Taliban Should Take Immediate Steps to End Violence Against Women, Says UNAMA

On the occasion of International Day for the Elimination of Violence against Women, the Office of the United Nations Assistance Mission in Afghanistan (UNAMA) has called on the de facto Taliban authorities to take immediate steps to end violence against women and the broader deterioration of women’s rights as a vital part of efforts to establish a meaningful and sustainable peace.

UNAMA published a statement today on November 25 stating that, since last summer, the most fundamental rights of women either restricted or rescinded in Afghanistan. In this statement, Afghanistan is called the country that has the highest rates of violence against women in the world.

According to UNAMA, Afghan women’s demand for coordinated, comprehensive and high-quality services is higher than ever before, but not only is this demand not being addressed, but their situation is worsening and they are facing gender-based violence.

The statement said that the situation is exacerbated by a dire humanitarian and economic crisis, and the restrictions on women’s fundamental rights, including the freedom to move, work, seek education, and participate in public life. “These factors have combined to reinforce some traditional social norms that condone the use of violence as a form of discipline and control, creating an environment where violence against women and girls is normalized.”, the statements reads further.

According to this statement, in the absence of laws and policies that protect and promote gender equality and women’s rights, and the introduction of decrees and edicts that contribute to systematically erasing women from public and political life, the underlying social norms that perpetuate inequality have been emboldened.

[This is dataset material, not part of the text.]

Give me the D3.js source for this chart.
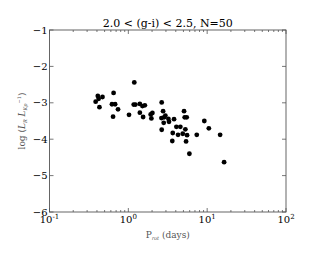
<!DOCTYPE html>
<html>
<head>
<meta charset="utf-8">
<script src="https://cdn.jsdelivr.net/npm/d3@7"></script>
<style>
  body { margin: 0; background: #fff; }
  text { font-family: "DejaVu Serif", serif; }
</style>
</head>
<body>
<div id="chart"></div>
<script>
// rotation period (days) and log(L_R / L_Kp)
const periods = [0.385, 0.41, 0.42, 0.43, 0.47, 0.62, 0.65, 0.64, 0.68, 0.74,
  1.02, 1.19, 1.17, 1.23, 1.40, 1.40, 1.51, 1.54, 1.62, 1.92,
  1.96, 2.02, 2.65, 2.63, 2.65, 2.76, 2.81, 2.84, 2.95, 3.22,
  3.28, 3.61, 3.66, 3.80, 4.07, 4.27, 4.57, 4.9, 5.09, 5.19,
  5.29, 5.4, 5.5, 5.56, 5.95, 7.38, 9.2, 10.5, 14.6, 16.4];
const logRatio = [-2.97, -2.81, -2.89, -3.12, -2.84, -3.04, -2.73, -3.38, -3.04, -3.18,
  -3.33, -2.44, -3.05, -3.05, -3.03, -3.27, -3.09, -3.39, -3.07, -3.32,
  -3.43, -3.28, -2.99, -3.42, -3.74, -3.23, -3.55, -3.40, -3.35, -3.44,
  -3.52, -4.05, -3.83, -3.45, -3.66, -3.88, -3.66, -3.85, -3.23, -3.40,
  -3.73, -4.06, -3.40, -3.89, -4.40, -3.88, -3.50, -3.70, -3.88, -4.63];
const yTicks = [-1, -2, -3, -4, -5, -6];
const xDecades = [-1, 0, 1, 2];
const title = "2.0 < (g-i) < 2.5, N=50";

const width = 312, height = 257;
const margin = { top: 30, right: 26, bottom: 45, left: 49.5 };
const spine = "#555";

const svg = d3.select("#chart").append("svg")
  .attr("width", width).attr("height", height);

const x = d3.scaleLog().domain([0.1, 100]).range([margin.left, width - margin.right]);
const y = d3.scaleLinear().domain([-6, -1]).range([height - margin.bottom, margin.top]);

const x0 = x.range()[0], x1 = x.range()[1];
const y0 = y.range()[0], y1 = y.range()[1];

// minor ticks on log axis
const minor = [];
for (const d of xDecades.slice(0, -1)) {
  for (let m = 2; m <= 9; m++) minor.push(m * Math.pow(10, d));
}
const major = xDecades.map(d => Math.pow(10, d));

const ticks = svg.append("g").attr("stroke", spine).attr("stroke-width", 0.8);
ticks.selectAll(".xmaj").data(major).join("g").each(function (d) {
  const g = d3.select(this);
  g.append("line").attr("x1", x(d)).attr("x2", x(d)).attr("y1", y0).attr("y2", y0 - 4);
  g.append("line").attr("x1", x(d)).attr("x2", x(d)).attr("y1", y1).attr("y2", y1 + 4);
});
ticks.selectAll(".xmin").data(minor).join("g").each(function (d) {
  const g = d3.select(this);
  g.append("line").attr("x1", x(d)).attr("x2", x(d)).attr("y1", y0).attr("y2", y0 - 2);
  g.append("line").attr("x1", x(d)).attr("x2", x(d)).attr("y1", y1).attr("y2", y1 + 2);
});
ticks.selectAll(".ymaj").data(yTicks).join("g").each(function (d) {
  const g = d3.select(this);
  g.append("line").attr("x1", x0).attr("x2", x0 + 4).attr("y1", y(d)).attr("y2", y(d));
  g.append("line").attr("x1", x1).attr("x2", x1 - 4).attr("y1", y(d)).attr("y2", y(d));
});

svg.append("rect")
  .attr("x", x0).attr("y", y1)
  .attr("width", x1 - x0).attr("height", y0 - y1)
  .attr("fill", "none").attr("stroke", spine).attr("stroke-width", 0.9);

// y tick labels
svg.append("g").selectAll("text").data(yTicks).join("text")
  .attr("x", x0 - 2).attr("y", d => y(d) + 3.5)
  .attr("text-anchor", "end").attr("font-size", 10).attr("fill", "#000")
  .text(d => "\u2212" + Math.abs(d));

// x tick labels 10^n
const xl = svg.append("g").selectAll("text").data(xDecades).join("text")
  .attr("x", d => x(Math.pow(10, d))).attr("y", y0 + 11)
  .attr("text-anchor", "middle").attr("font-size", 10).attr("fill", "#000");
xl.append("tspan").text("10");
xl.append("tspan").attr("dy", -4).attr("font-size", 7)
  .text(d => d < 0 ? "-" + Math.abs(d) : d);

// points
svg.append("g").selectAll("circle").data(periods).join("circle")
  .attr("cx", d => x(d)).attr("cy", (d, i) => y(logRatio[i]))
  .attr("r", 2.4).attr("fill", "#000");

// title
svg.append("text")
  .attr("x", (x0 + x1) / 2).attr("y", 27)
  .attr("text-anchor", "middle").attr("font-size", 11).attr("fill", "#000")
  .text(title);

// x label
const xlab = svg.append("text")
  .attr("x", (x0 + x1) / 2).attr("y", 238)
  .attr("text-anchor", "middle").attr("font-size", 9).attr("fill", "#555");
xlab.append("tspan").text("P");
xlab.append("tspan").attr("dy", 2).attr("font-size", 5).attr("font-style", "italic").text("rot");
xlab.append("tspan").attr("dy", -2).text(" (days)");

// y label
const ylab = svg.append("text")
  .attr("transform", `translate(25,${(y0 + y1) / 2}) rotate(-90)`)
  .attr("text-anchor", "middle").attr("font-size", 9).attr("fill", "#555");
ylab.append("tspan").text("log (");
ylab.append("tspan").attr("font-style", "italic").text("L");
ylab.append("tspan").attr("dy", 2).attr("font-size", 5).attr("font-style", "italic").text("R");
ylab.append("tspan").attr("dy", -2).text(" ");
ylab.append("tspan").attr("font-style", "italic").text("L");
ylab.append("tspan").attr("dy", 2).attr("font-size", 5).attr("font-style", "italic").text("Kp");
ylab.append("tspan").attr("dy", -6).attr("font-size", 5).text("\u22121");
ylab.append("tspan").attr("dy", 4).text(")");
</script>
</body>
</html>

However, Roza Otunbayeva, the Secretary-General’s Special Representative for Afghanistan, said, “The fundamental rights of Afghan women need to be protected and concrete steps need to be taken for an enabling environment which is free from all forms of violence.”

“Protecting the rights of women is a crucial factor for stability, prosperity and any lasting peace in Afghanistan.”, Roza Otunbayeva added.

“Each day we continue to see the normalization of violence against women and girls, in their homes, places where they are allowed to work, online, and in public spaces,” said Alison Davidian, UN Women’s Representative in Afghanistan.

He called it impossible to create a violence-free environment for women and girls, but emphasized that there is a need to renew our efforts to invest in both the protection and empowerment of women and girls in Afghanistan.

The 16-day campaign against violence against women has started today, while the women of Afghanistan have gone through difficult days and nights for more than a year since the Taliban took control of Afghanistan in August 2021.

Since the Taliban’s return to power, the group has imposed severe restrictions on women and girls. Currently, girls above the sixth grade are not allowed to go to school, and female employees can no longer work in government offices. These restrictions have forced women to start protest rallies but the group’s de-facto regime, however, has violently dispersed these protests in different parts of the country.